## Start DATA RECORDS

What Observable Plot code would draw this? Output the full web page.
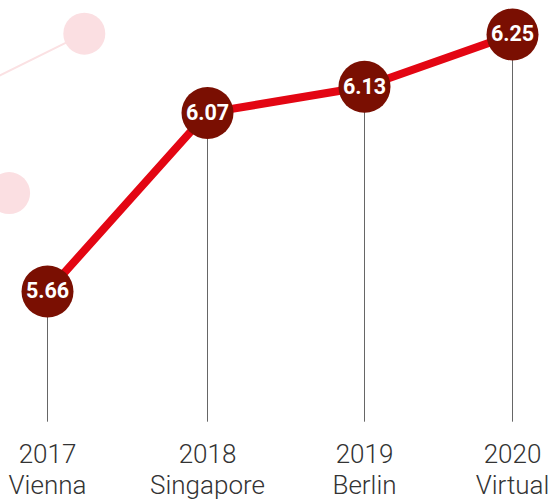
<!DOCTYPE html>
<html>
<head>
<meta charset="utf-8">
<script src="https://cdn.jsdelivr.net/npm/d3@7"></script>
<script src="https://cdn.jsdelivr.net/npm/@observablehq/plot@0.6"></script>
<style>
  html, body { margin: 0; padding: 0; background: #fff; }
  #chart svg { display: block; font-family: Roboto, sans-serif; }
</style>
</head>
<body>
<div id="chart"></div>
<script>
// Data
const years = [2017, 2018, 2019, 2020];
const cities = ["Vienna", "Singapore", "Berlin", "Virtual"];
const values = [5.66, 6.07, 6.13, 6.25];
const baseline = 5.36; // where the drop lines end

// Faded decorative series (previous state), in the same units
const ghostLineYears = [2016.45, 2017.23];
const ghostLineValues = [6.11, 6.252];
const ghostDotYears = [2017.23, 2016.76];
const ghostDotValues = [6.252, 5.886];

const data = years.map((y, i) => ({year: y, city: cities[i], value: values[i]}));
const ghostLine = ghostLineYears.map((y, i) => ({year: y, value: ghostLineValues[i]}));
const ghostDots = ghostDotYears.map((y, i) => ({year: y, value: ghostDotValues[i]}));

const chart = Plot.plot({
  width: 548,
  height: 501,
  marginTop: 0,
  marginRight: 0,
  marginLeft: 0,
  marginBottom: 79,
  x: {type: "linear", domain: years, range: [47, 207, 364, 512], axis: null},
  y: {domain: [5.66, 6.25], range: [291, 34], axis: null},
  marks: [
    Plot.line(ghostLine, {x: "year", y: "value", stroke: "#fbe1e3", strokeWidth: 2, clip: true}),
    Plot.dot(ghostDots, {x: "year", y: "value", r: 21, fill: "#fbdfe2", stroke: "none", clip: true}),
    Plot.ruleX(data, {x: "year", y1: baseline, y2: "value", stroke: "#666", strokeWidth: 1}),
    Plot.line(data, {x: "year", y: "value", stroke: "#e30613", strokeWidth: 8}),
    Plot.dot(data, {x: "year", y: "value", r: 26, fill: "#7a0f02", stroke: "none"}),
    Plot.text(data, {x: "year", y: "value", text: d => d.value.toFixed(2), fill: "#fff", fontSize: 21.5, fontWeight: "bold", textAnchor: "middle", lineAnchor: "middle"}),
    Plot.text(data, {x: "year", frameAnchor: "bottom", text: d => d.year + "\n" + d.city, lineAnchor: "top", dy: 19, fontSize: 26, fontWeight: 300, lineHeight: 1.17, fill: "#333"})
  ]
});
document.getElementById("chart").appendChild(chart);
</script>
</body>
</html>
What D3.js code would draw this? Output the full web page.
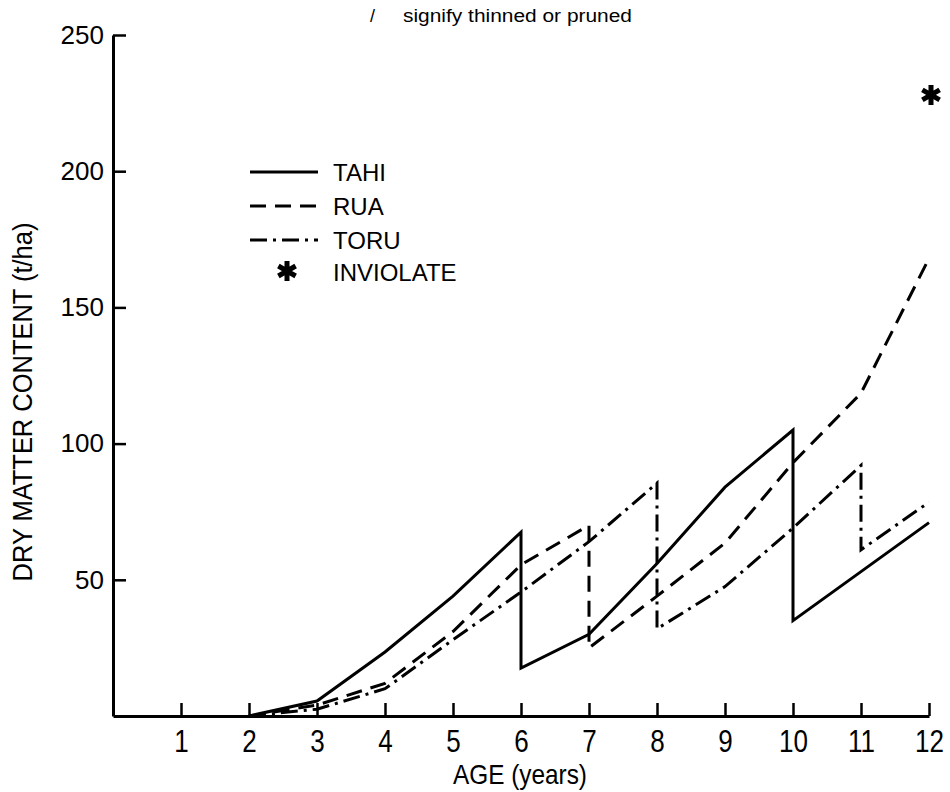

## End DATA RECORDS

● WORK TO DO: Pictures don't belong in the copy. Restate all the entries exactly.

● EXPECTED ANSWER:
What Observable Plot code would draw this? Output the full web page.
<!DOCTYPE html>
<html>
<head>
<meta charset="utf-8">
<script src="https://cdn.jsdelivr.net/npm/d3@7"></script>
<script src="https://cdn.jsdelivr.net/npm/@observablehq/plot@0.6"></script>
<style>
  html, body { margin: 0; padding: 0; background: #fff; }
  #chart svg { display: block; font-family: Roboto, sans-serif; }
</style>
</head>
<body>
<div id="chart"></div>
<script>
// Data
const years = [2017, 2018, 2019, 2020];
const cities = ["Vienna", "Singapore", "Berlin", "Virtual"];
const values = [5.66, 6.07, 6.13, 6.25];
const baseline = 5.36; // where the drop lines end

// Faded decorative series (previous state), in the same units
const ghostLineYears = [2016.45, 2017.23];
const ghostLineValues = [6.11, 6.252];
const ghostDotYears = [2017.23, 2016.76];
const ghostDotValues = [6.252, 5.886];

const data = years.map((y, i) => ({year: y, city: cities[i], value: values[i]}));
const ghostLine = ghostLineYears.map((y, i) => ({year: y, value: ghostLineValues[i]}));
const ghostDots = ghostDotYears.map((y, i) => ({year: y, value: ghostDotValues[i]}));

const chart = Plot.plot({
  width: 548,
  height: 501,
  marginTop: 0,
  marginRight: 0,
  marginLeft: 0,
  marginBottom: 79,
  x: {type: "linear", domain: years, range: [47, 207, 364, 512], axis: null},
  y: {domain: [5.66, 6.25], range: [291, 34], axis: null},
  marks: [
    Plot.line(ghostLine, {x: "year", y: "value", stroke: "#fbe1e3", strokeWidth: 2, clip: true}),
    Plot.dot(ghostDots, {x: "year", y: "value", r: 21, fill: "#fbdfe2", stroke: "none", clip: true}),
    Plot.ruleX(data, {x: "year", y1: baseline, y2: "value", stroke: "#666", strokeWidth: 1}),
    Plot.line(data, {x: "year", y: "value", stroke: "#e30613", strokeWidth: 8}),
    Plot.dot(data, {x: "year", y: "value", r: 26, fill: "#7a0f02", stroke: "none"}),
    Plot.text(data, {x: "year", y: "value", text: d => d.value.toFixed(2), fill: "#fff", fontSize: 21.5, fontWeight: "bold", textAnchor: "middle", lineAnchor: "middle"}),
    Plot.text(data, {x: "year", frameAnchor: "bottom", text: d => d.year + "\n" + d.city, lineAnchor: "top", dy: 19, fontSize: 26, fontWeight: 300, lineHeight: 1.17, fill: "#333"})
  ]
});
document.getElementById("chart").appendChild(chart);
</script>
</body>
</html>
What D3.js code would draw this? Output the full web page.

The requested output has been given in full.